* Provided data
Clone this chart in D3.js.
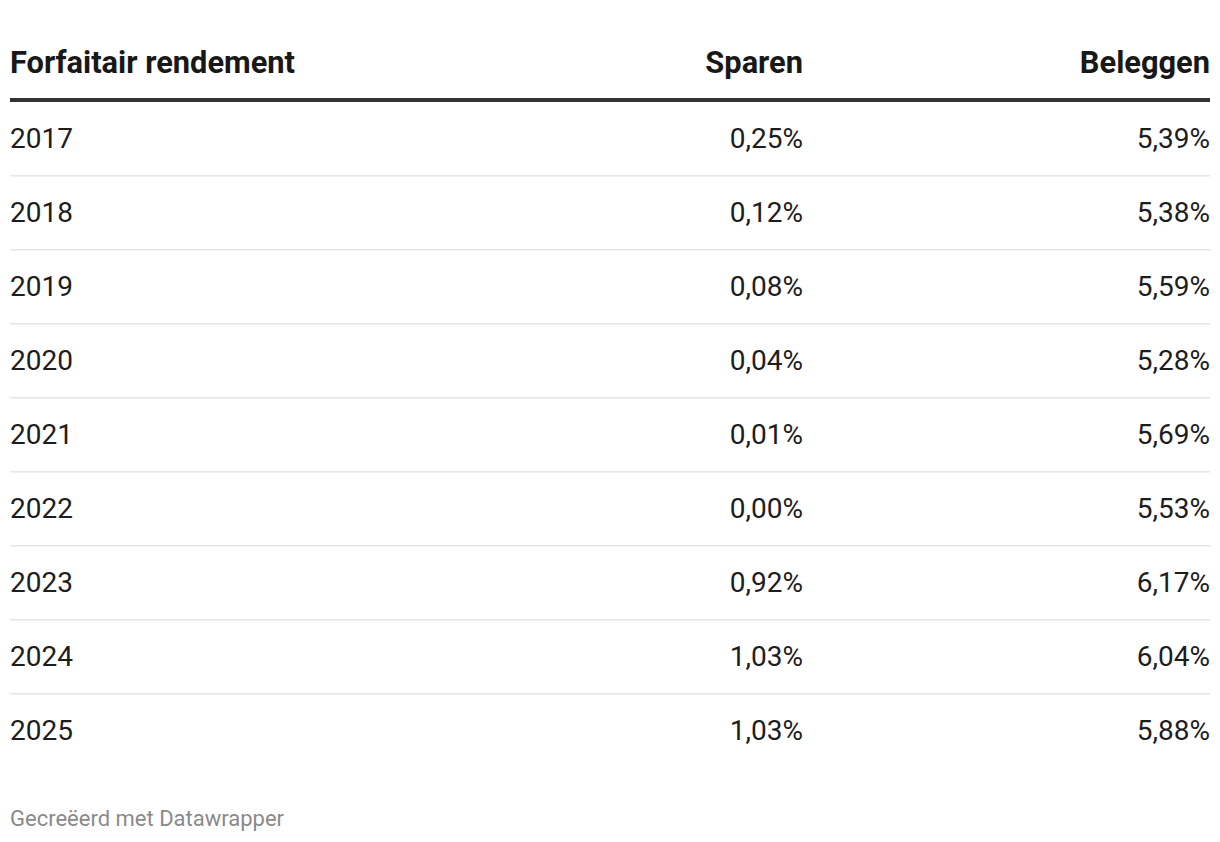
<!DOCTYPE html>
<html>
<head>
<meta charset="utf-8">
<script src="https://cdn.jsdelivr.net/npm/d3@7"></script>
<style>
  html, body { margin: 0; padding: 0; background: #ffffff; }
  svg { display: block; font-family: Roboto, "Noto Sans", sans-serif; }
</style>
</head>
<body>
<svg id="chart" width="1220" height="842"></svg>
<script>
const columns = ["Forfaitair rendement", "Sparen", "Beleggen"];
const years = ["2017", "2018", "2019", "2020", "2021", "2022", "2023", "2024", "2025"];
const sparen = [0.25, 0.12, 0.08, 0.04, 0.01, 0.00, 0.92, 1.03, 1.03];
const beleggen = [5.39, 5.38, 5.59, 5.28, 5.69, 5.53, 6.17, 6.04, 5.88];
const footer = "Gecreëerd met Datawrapper";

const nl = d3.formatLocale({decimal: ",", thousands: ".", grouping: [3], currency: ["€", ""]});
const fmt = v => nl.format(".2f")(v) + "%";

const svg = d3.select("#chart");
const left = 10, right = 1210;

const y = d3.scaleBand().domain(years).range([102, 768]).padding(0);
const colX = [left, 803, right];
const colAnchor = ["start", "end", "end"];

// header
svg.selectAll("text.head").data(columns).join("text")
  .attr("class", "head")
  .attr("x", (d, i) => colX[i])
  .attr("y", 73)
  .attr("text-anchor", (d, i) => colAnchor[i])
  .attr("font-size", 30.8)
  .attr("font-weight", 700)
  .attr("fill", "#181818")
  .text(d => d);

svg.append("rect").attr("x", left).attr("y", 98).attr("width", right - left).attr("height", 4).attr("fill", "#333333");

// row separators
svg.selectAll("rect.sep").data(years.slice(1)).join("rect")
  .attr("class", "sep")
  .attr("x", left).attr("width", right - left)
  .attr("y", d => y(d) - 1).attr("height", 1.5)
  .attr("fill", "#e6e6e6");

const rows = years.map((yr, i) => [yr, fmt(sparen[i]), fmt(beleggen[i])]);

const g = svg.selectAll("g.row").data(rows).join("g")
  .attr("class", "row")
  .attr("transform", (d, i) => `translate(0,${y(years[i]) + 46})`);

g.selectAll("text").data(d => d).join("text")
  .attr("x", (d, i) => colX[i])
  .attr("text-anchor", (d, i) => colAnchor[i])
  .attr("font-size", 28)
  .attr("fill", "#1d1d1d")
  .text(d => d);

svg.append("text").attr("x", left).attr("y", 826)
  .attr("font-size", 22).attr("fill", "#8a8a8a")
  .text(footer);
</script>
</body>
</html>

* Required task
From the listing, extract all text exactly as given and drop any picture.

* Solution for this problem
Clone this chart in D3.js.
<!DOCTYPE html>
<html>
<head>
<meta charset="utf-8">
<script src="https://cdn.jsdelivr.net/npm/d3@7"></script>
<style>
  html, body { margin: 0; padding: 0; background: #ffffff; }
  svg { display: block; font-family: Roboto, "Noto Sans", sans-serif; }
</style>
</head>
<body>
<svg id="chart" width="1220" height="842"></svg>
<script>
const columns = ["Forfaitair rendement", "Sparen", "Beleggen"];
const years = ["2017", "2018", "2019", "2020", "2021", "2022", "2023", "2024", "2025"];
const sparen = [0.25, 0.12, 0.08, 0.04, 0.01, 0.00, 0.92, 1.03, 1.03];
const beleggen = [5.39, 5.38, 5.59, 5.28, 5.69, 5.53, 6.17, 6.04, 5.88];
const footer = "Gecreëerd met Datawrapper";

const nl = d3.formatLocale({decimal: ",", thousands: ".", grouping: [3], currency: ["€", ""]});
const fmt = v => nl.format(".2f")(v) + "%";

const svg = d3.select("#chart");
const left = 10, right = 1210;

const y = d3.scaleBand().domain(years).range([102, 768]).padding(0);
const colX = [left, 803, right];
const colAnchor = ["start", "end", "end"];

// header
svg.selectAll("text.head").data(columns).join("text")
  .attr("class", "head")
  .attr("x", (d, i) => colX[i])
  .attr("y", 73)
  .attr("text-anchor", (d, i) => colAnchor[i])
  .attr("font-size", 30.8)
  .attr("font-weight", 700)
  .attr("fill", "#181818")
  .text(d => d);

svg.append("rect").attr("x", left).attr("y", 98).attr("width", right - left).attr("height", 4).attr("fill", "#333333");

// row separators
svg.selectAll("rect.sep").data(years.slice(1)).join("rect")
  .attr("class", "sep")
  .attr("x", left).attr("width", right - left)
  .attr("y", d => y(d) - 1).attr("height", 1.5)
  .attr("fill", "#e6e6e6");

const rows = years.map((yr, i) => [yr, fmt(sparen[i]), fmt(beleggen[i])]);

const g = svg.selectAll("g.row").data(rows).join("g")
  .attr("class", "row")
  .attr("transform", (d, i) => `translate(0,${y(years[i]) + 46})`);

g.selectAll("text").data(d => d).join("text")
  .attr("x", (d, i) => colX[i])
  .attr("text-anchor", (d, i) => colAnchor[i])
  .attr("font-size", 28)
  .attr("fill", "#1d1d1d")
  .text(d => d);

svg.append("text").attr("x", left).attr("y", 826)
  .attr("font-size", 22).attr("fill", "#8a8a8a")
  .text(footer);
</script>
</body>
</html>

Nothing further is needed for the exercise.